I read VREFINT first to convert result to absolute voltage, then use that to calculate temperature.

What did I do wrong? Please help! Thanks in advance!

waclawek.jan · ‎2023-03-28

It may well be that 32°C is the correct readout. After all, the temperature sensor is not measuring the ambient temperature, but temperature of the silicon die.

Btw. what is the actual ADC readout for VREFINT and temperature sensor? And what are the calibration values stored in system memory?

JW

View solution in original post

waclawek.jan · ‎2023-03-28

Did you perform ADC calibration as outlined in Calibration (ADCAL) subchapter of ADC chapter in RM?

JW

ZJing · ‎2023-03-28

Hello JW,

Yes, and accuracy is good in other ADC channels.

Please see ADCAL code:

static void ADC_Calibrate()
{
	LL_ADC_Disable(ADC1);
	ADC_Stop();
	LL_ADC_REG_SetDMATransfer(ADC1, LL_ADC_REG_DMA_TRANSFER_NONE);
 
	volatile uint32_t wait_loop_index = 0;
	uint32_t calibration_factor_accumulated = 0;
	uint32_t calibration_index;
 
	for (calibration_index = 0UL; calibration_index < 16UL; calibration_index++)
	{
		/* Start ADC calibration */
		LL_ADC_StartCalibration(ADC1);
 
		/* Wait for calibration completion */
		while (LL_ADC_IsCalibrationOnGoing(ADC1))
		{
			wait_loop_index++;
			if (wait_loop_index >= GENERAL_TIMEOUT)
			{
				Error_Handler();
			}
		}
 
		calibration_factor_accumulated += LL_ADC_GetCalibrationFactor(ADC1);
	}
 
	/* Compute average */
	calibration_factor_accumulated /= calibration_index;
	/* Apply calibration factor */
	LL_ADC_Enable(ADC1);
	LL_ADC_SetCalibrationFactor(ADC1, calibration_factor_accumulated);
 
}

KnarfB · ‎2023-03-28

in addition, you may also check your calcs against the existing helper macros:

uint32_t vref_mV = __LL_ADC_CALC_VREFANALOG_VOLTAGE(vref_raw_adc_data, ADC_RESOLUTION_12B);
 uint32_t temp_C  = __LL_ADC_CALC_TEMPERATURE(vref_mV, temp_raw_adc_data, ADC_RESOLUTION_12B);

hth

KnarfB

waclawek.jan · ‎2023-03-28

It may well be that 32°C is the correct readout. After all, the temperature sensor is not measuring the ambient temperature, but temperature of the silicon die.
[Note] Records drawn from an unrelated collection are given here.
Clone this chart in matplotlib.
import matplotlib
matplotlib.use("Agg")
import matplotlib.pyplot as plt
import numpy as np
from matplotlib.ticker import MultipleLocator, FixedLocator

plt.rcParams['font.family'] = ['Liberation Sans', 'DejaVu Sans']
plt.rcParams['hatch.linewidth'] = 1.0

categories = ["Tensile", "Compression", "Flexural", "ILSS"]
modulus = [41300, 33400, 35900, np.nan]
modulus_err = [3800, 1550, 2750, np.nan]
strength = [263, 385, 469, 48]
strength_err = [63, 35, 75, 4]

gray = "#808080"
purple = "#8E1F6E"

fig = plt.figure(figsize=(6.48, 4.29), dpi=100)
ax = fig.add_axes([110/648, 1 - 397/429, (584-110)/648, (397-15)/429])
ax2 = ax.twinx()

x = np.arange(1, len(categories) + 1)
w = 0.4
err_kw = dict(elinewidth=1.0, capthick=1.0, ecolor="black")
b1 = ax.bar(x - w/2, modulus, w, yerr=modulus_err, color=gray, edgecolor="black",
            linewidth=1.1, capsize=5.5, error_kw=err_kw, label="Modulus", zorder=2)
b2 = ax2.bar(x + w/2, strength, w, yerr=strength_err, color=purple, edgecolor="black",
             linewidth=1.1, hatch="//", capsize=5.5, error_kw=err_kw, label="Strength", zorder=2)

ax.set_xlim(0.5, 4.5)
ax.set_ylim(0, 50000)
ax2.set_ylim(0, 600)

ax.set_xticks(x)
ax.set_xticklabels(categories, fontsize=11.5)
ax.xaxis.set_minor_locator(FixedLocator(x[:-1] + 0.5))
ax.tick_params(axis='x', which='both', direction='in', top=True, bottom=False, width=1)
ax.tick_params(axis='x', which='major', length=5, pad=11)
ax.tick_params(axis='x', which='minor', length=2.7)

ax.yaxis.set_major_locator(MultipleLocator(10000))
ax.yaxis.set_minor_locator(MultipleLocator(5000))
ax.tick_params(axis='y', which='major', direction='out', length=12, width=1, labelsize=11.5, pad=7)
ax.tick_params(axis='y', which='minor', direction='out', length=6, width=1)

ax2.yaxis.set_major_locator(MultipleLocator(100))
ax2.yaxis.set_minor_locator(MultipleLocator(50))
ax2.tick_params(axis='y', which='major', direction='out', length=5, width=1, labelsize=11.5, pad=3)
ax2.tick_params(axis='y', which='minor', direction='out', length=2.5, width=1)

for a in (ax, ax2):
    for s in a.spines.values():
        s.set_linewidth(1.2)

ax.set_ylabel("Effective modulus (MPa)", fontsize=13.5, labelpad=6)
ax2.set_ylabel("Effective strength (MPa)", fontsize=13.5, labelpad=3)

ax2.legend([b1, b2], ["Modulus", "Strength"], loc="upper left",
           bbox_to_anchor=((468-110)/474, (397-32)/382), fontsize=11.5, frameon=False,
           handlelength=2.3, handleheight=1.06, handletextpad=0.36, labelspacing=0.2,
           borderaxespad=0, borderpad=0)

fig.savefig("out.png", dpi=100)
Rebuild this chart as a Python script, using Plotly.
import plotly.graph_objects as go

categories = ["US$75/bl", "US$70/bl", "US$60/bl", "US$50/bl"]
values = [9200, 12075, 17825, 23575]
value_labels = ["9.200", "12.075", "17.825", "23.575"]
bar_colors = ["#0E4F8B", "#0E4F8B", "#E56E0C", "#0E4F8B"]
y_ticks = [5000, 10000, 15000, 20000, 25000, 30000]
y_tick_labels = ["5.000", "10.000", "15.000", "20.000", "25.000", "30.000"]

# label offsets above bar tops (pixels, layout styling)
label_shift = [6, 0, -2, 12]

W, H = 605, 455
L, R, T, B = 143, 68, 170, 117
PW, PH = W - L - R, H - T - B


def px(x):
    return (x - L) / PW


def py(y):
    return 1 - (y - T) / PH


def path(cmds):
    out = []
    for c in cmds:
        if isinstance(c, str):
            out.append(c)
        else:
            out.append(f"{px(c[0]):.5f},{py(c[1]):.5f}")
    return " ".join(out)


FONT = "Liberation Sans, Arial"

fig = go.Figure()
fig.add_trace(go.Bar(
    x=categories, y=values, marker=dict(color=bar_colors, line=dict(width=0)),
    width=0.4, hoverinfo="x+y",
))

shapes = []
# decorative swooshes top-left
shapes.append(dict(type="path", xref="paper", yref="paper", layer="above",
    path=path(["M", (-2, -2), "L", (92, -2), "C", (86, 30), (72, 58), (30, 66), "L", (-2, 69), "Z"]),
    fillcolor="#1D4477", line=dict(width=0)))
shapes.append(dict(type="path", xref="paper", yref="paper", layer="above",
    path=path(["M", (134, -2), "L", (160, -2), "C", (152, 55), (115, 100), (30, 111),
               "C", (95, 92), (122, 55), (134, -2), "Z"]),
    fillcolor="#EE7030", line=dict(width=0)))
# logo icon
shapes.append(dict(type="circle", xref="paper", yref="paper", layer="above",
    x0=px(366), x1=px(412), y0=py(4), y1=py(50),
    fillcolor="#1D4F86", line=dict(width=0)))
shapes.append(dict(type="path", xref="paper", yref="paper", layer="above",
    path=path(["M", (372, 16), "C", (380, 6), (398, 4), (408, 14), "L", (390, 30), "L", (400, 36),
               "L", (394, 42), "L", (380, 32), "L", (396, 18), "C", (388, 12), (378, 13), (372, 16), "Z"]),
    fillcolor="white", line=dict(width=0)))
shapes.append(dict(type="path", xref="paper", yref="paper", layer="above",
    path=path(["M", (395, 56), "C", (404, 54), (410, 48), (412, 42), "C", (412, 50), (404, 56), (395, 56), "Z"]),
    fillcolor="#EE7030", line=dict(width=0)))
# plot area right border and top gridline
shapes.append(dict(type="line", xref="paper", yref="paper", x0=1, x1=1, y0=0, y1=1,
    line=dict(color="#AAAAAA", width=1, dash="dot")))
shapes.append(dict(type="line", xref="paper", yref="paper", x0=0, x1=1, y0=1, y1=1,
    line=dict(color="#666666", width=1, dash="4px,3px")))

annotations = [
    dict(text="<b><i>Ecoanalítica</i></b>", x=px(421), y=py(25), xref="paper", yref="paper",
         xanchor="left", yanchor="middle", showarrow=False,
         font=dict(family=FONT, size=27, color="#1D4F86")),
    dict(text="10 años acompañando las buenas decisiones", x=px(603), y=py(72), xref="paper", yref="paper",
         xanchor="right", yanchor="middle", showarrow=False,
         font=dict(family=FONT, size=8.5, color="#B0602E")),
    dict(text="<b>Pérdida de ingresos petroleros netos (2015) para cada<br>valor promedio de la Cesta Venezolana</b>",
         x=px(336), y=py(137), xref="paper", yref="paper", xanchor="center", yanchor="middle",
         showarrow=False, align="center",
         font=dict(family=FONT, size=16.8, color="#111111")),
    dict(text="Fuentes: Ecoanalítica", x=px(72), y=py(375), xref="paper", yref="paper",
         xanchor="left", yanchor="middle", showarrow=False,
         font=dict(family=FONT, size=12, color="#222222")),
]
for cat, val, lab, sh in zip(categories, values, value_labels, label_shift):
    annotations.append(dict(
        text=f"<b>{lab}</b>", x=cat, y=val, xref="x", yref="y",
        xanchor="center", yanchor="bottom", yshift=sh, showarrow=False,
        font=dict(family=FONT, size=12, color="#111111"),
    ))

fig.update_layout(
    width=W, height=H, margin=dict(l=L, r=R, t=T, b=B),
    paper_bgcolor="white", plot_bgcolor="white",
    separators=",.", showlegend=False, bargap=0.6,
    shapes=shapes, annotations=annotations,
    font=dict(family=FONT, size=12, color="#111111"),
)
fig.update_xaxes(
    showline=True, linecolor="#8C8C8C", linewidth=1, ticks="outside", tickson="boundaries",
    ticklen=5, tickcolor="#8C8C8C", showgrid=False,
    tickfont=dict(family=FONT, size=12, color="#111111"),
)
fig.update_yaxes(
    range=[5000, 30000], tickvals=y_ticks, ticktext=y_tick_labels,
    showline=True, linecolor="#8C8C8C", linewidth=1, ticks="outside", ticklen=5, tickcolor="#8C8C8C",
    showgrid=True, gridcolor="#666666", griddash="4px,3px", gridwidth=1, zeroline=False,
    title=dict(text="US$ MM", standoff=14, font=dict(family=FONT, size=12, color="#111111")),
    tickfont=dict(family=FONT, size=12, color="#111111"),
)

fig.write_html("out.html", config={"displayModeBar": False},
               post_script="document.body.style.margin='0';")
Btw. what is the actual ADC readout for VREFINT and temperature sensor? And what are the calibration values stored in system memory?

JW

ZJing · ‎2023-03-28

Hello,

VREFINT is 24067 (VDDA = 3.3, 16bit oversampled) and TEMPSENSOR is 14878 (same conditions), calibration factor is 0x3a (58).

Do these values look right? I think you're right that the actually silicon temperature being higher is the reason, unless one or more of these values are off.

ZJing · ‎2023-03-28

Hi,

Can't really use them as I am using 16bit resolution, so I have to write my own

waclawek.jan · ‎2023-03-28

Yes, these values look OK.

JW

ZJing · ‎2023-03-29

Thanks!

Antoine Odonne · ‎2023-04-03

Hello Zjing,

You mentioned a VDDA voltage at 3.3V in a comment, but in temperature calculation in your first post I have the impression the formula is based on a 3V supply (a 3.0 factor remains there)

Best regards,

Antoine